┏━━

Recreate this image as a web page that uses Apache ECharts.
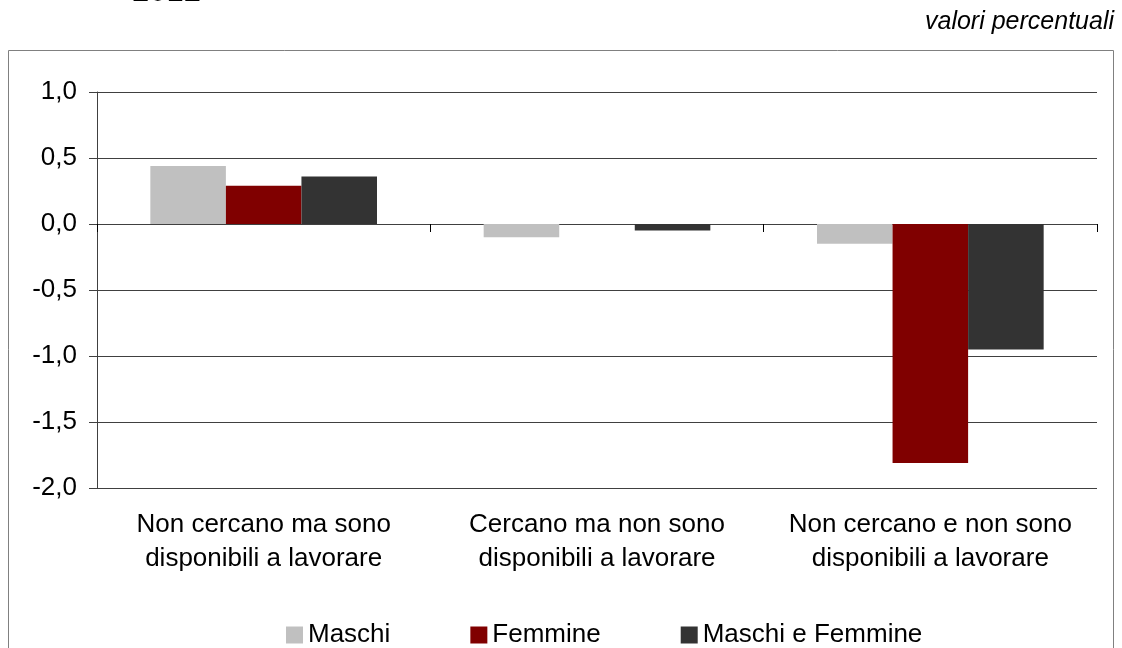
<!DOCTYPE html>
<html>
<head>
<meta charset="utf-8">
<script src="https://cdn.jsdelivr.net/npm/echarts@6/dist/echarts.min.js"></script>
<style>
  html, body { margin: 0; padding: 0; background: #fff; }
  #main { width: 1122px; height: 648px; }
</style>
</head>
<body>
<div id="main"></div>
<script>
// dati (valori percentuali)
var categories = ['Non cercano ma sono\ndisponibili a lavorare', 'Cercano ma non sono\ndisponibili a lavorare', 'Non cercano e non sono\ndisponibili a lavorare'];
var maschi = [0.44, -0.10, -0.15];
var femmine = [0.29, 0.00, -1.81];
var maschiFemmine = [0.36, -0.05, -0.95];
var seriesNames = ['Maschi', 'Femmine', 'Maschi e Femmine'];
var colors = ['#c0c0c0', '#800000', '#333333'];

var font = '"Liberation Sans", Arial, sans-serif';
var chart = echarts.init(document.getElementById('main'));

var option = {
    animation: false,
    backgroundColor: '#fff',
    color: colors,
    textStyle: { fontFamily: font },
    graphic: [
        { type: 'rect', shape: { x: 8.5, y: 50.5, width: 1105, height: 700 },
          style: { fill: 'none', stroke: '#808080', lineWidth: 1 } },
        { type: 'text', x: 132, y: 8,
          style: { text: '2012', font: '31px ' + font, fill: '#000', verticalAlign: 'bottom' } },
        { type: 'text', right: 8, top: 10,
          style: { text: 'valori percentuali', font: 'italic 25px ' + font, fill: '#000' } }
    ],
    legend: {
        left: 281,
        top: 617,
        itemWidth: 17,
        itemHeight: 17,
        itemGap: 80,
        icon: 'rect',
        textStyle: { fontSize: 26, color: '#000' },
        data: seriesNames
    },
    grid: { left: 97, right: 25, top: 92, bottom: 160 },
    xAxis: [{
        type: 'category',
        data: categories,
        axisLine: { show: false, onZero: false },
        axisTick: { show: false },
        axisLabel: { fontSize: 26, color: '#000', lineHeight: 34, margin: 20, interval: 0 }
    }, {
        type: 'category',
        data: categories,
        position: 'bottom',
        axisLine: { onZero: true, lineStyle: { color: '#404040', width: 1 } },
        axisTick: { show: true, length: 8, lineStyle: { color: '#000' } },
        axisLabel: { show: false }
    }],
    yAxis: {
        type: 'value',
        min: -2,
        max: 1,
        interval: 0.5,
        axisLine: { show: true, lineStyle: { color: '#404040' } },
        axisTick: { show: true, length: 8, lineStyle: { color: '#404040' } },
        axisLabel: {
            fontSize: 26, color: '#000', margin: 20,
            formatter: function (v) { return v.toFixed(1).replace('.', ','); }
        },
        splitLine: { lineStyle: { color: '#404040', width: 1 } }
    },
    series: [
        { name: seriesNames[0], type: 'bar', data: maschi, barGap: '0%', barCategoryGap: '32%' },
        { name: seriesNames[1], type: 'bar', data: femmine, barGap: '0%', barCategoryGap: '32%' },
        { name: seriesNames[2], type: 'bar', data: maschiFemmine, barGap: '0%', barCategoryGap: '32%' }
    ]
};

chart.setOption(option);
</script>
</body>
</html>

┗━━

> Your instructions
Print the full listing exactly, dropping the pictures.

> The solution
Recreate this image as a web page that uses Apache ECharts.
<!DOCTYPE html>
<html>
<head>
<meta charset="utf-8">
<script src="https://cdn.jsdelivr.net/npm/echarts@6/dist/echarts.min.js"></script>
<style>
  html, body { margin: 0; padding: 0; background: #fff; }
  #main { width: 1122px; height: 648px; }
</style>
</head>
<body>
<div id="main"></div>
<script>
// dati (valori percentuali)
var categories = ['Non cercano ma sono\ndisponibili a lavorare', 'Cercano ma non sono\ndisponibili a lavorare', 'Non cercano e non sono\ndisponibili a lavorare'];
var maschi = [0.44, -0.10, -0.15];
var femmine = [0.29, 0.00, -1.81];
var maschiFemmine = [0.36, -0.05, -0.95];
var seriesNames = ['Maschi', 'Femmine', 'Maschi e Femmine'];
var colors = ['#c0c0c0', '#800000', '#333333'];

var font = '"Liberation Sans", Arial, sans-serif';
var chart = echarts.init(document.getElementById('main'));

var option = {
    animation: false,
    backgroundColor: '#fff',
    color: colors,
    textStyle: { fontFamily: font },
    graphic: [
        { type: 'rect', shape: { x: 8.5, y: 50.5, width: 1105, height: 700 },
          style: { fill: 'none', stroke: '#808080', lineWidth: 1 } },
        { type: 'text', x: 132, y: 8,
          style: { text: '2012', font: '31px ' + font, fill: '#000', verticalAlign: 'bottom' } },
        { type: 'text', right: 8, top: 10,
          style: { text: 'valori percentuali', font: 'italic 25px ' + font, fill: '#000' } }
    ],
    legend: {
        left: 281,
        top: 617,
        itemWidth: 17,
        itemHeight: 17,
        itemGap: 80,
        icon: 'rect',
        textStyle: { fontSize: 26, color: '#000' },
        data: seriesNames
    },
    grid: { left: 97, right: 25, top: 92, bottom: 160 },
    xAxis: [{
        type: 'category',
        data: categories,
        axisLine: { show: false, onZero: false },
        axisTick: { show: false },
        axisLabel: { fontSize: 26, color: '#000', lineHeight: 34, margin: 20, interval: 0 }
    }, {
        type: 'category',
        data: categories,
        position: 'bottom',
        axisLine: { onZero: true, lineStyle: { color: '#404040', width: 1 } },
        axisTick: { show: true, length: 8, lineStyle: { color: '#000' } },
        axisLabel: { show: false }
    }],
    yAxis: {
        type: 'value',
        min: -2,
        max: 1,
        interval: 0.5,
        axisLine: { show: true, lineStyle: { color: '#404040' } },
        axisTick: { show: true, length: 8, lineStyle: { color: '#404040' } },
        axisLabel: {
            fontSize: 26, color: '#000', margin: 20,
            formatter: function (v) { return v.toFixed(1).replace('.', ','); }
        },
        splitLine: { lineStyle: { color: '#404040', width: 1 } }
    },
    series: [
        { name: seriesNames[0], type: 'bar', data: maschi, barGap: '0%', barCategoryGap: '32%' },
        { name: seriesNames[1], type: 'bar', data: femmine, barGap: '0%', barCategoryGap: '32%' },
        { name: seriesNames[2], type: 'bar', data: maschiFemmine, barGap: '0%', barCategoryGap: '32%' }
    ]
};

chart.setOption(option);
</script>
</body>
</html>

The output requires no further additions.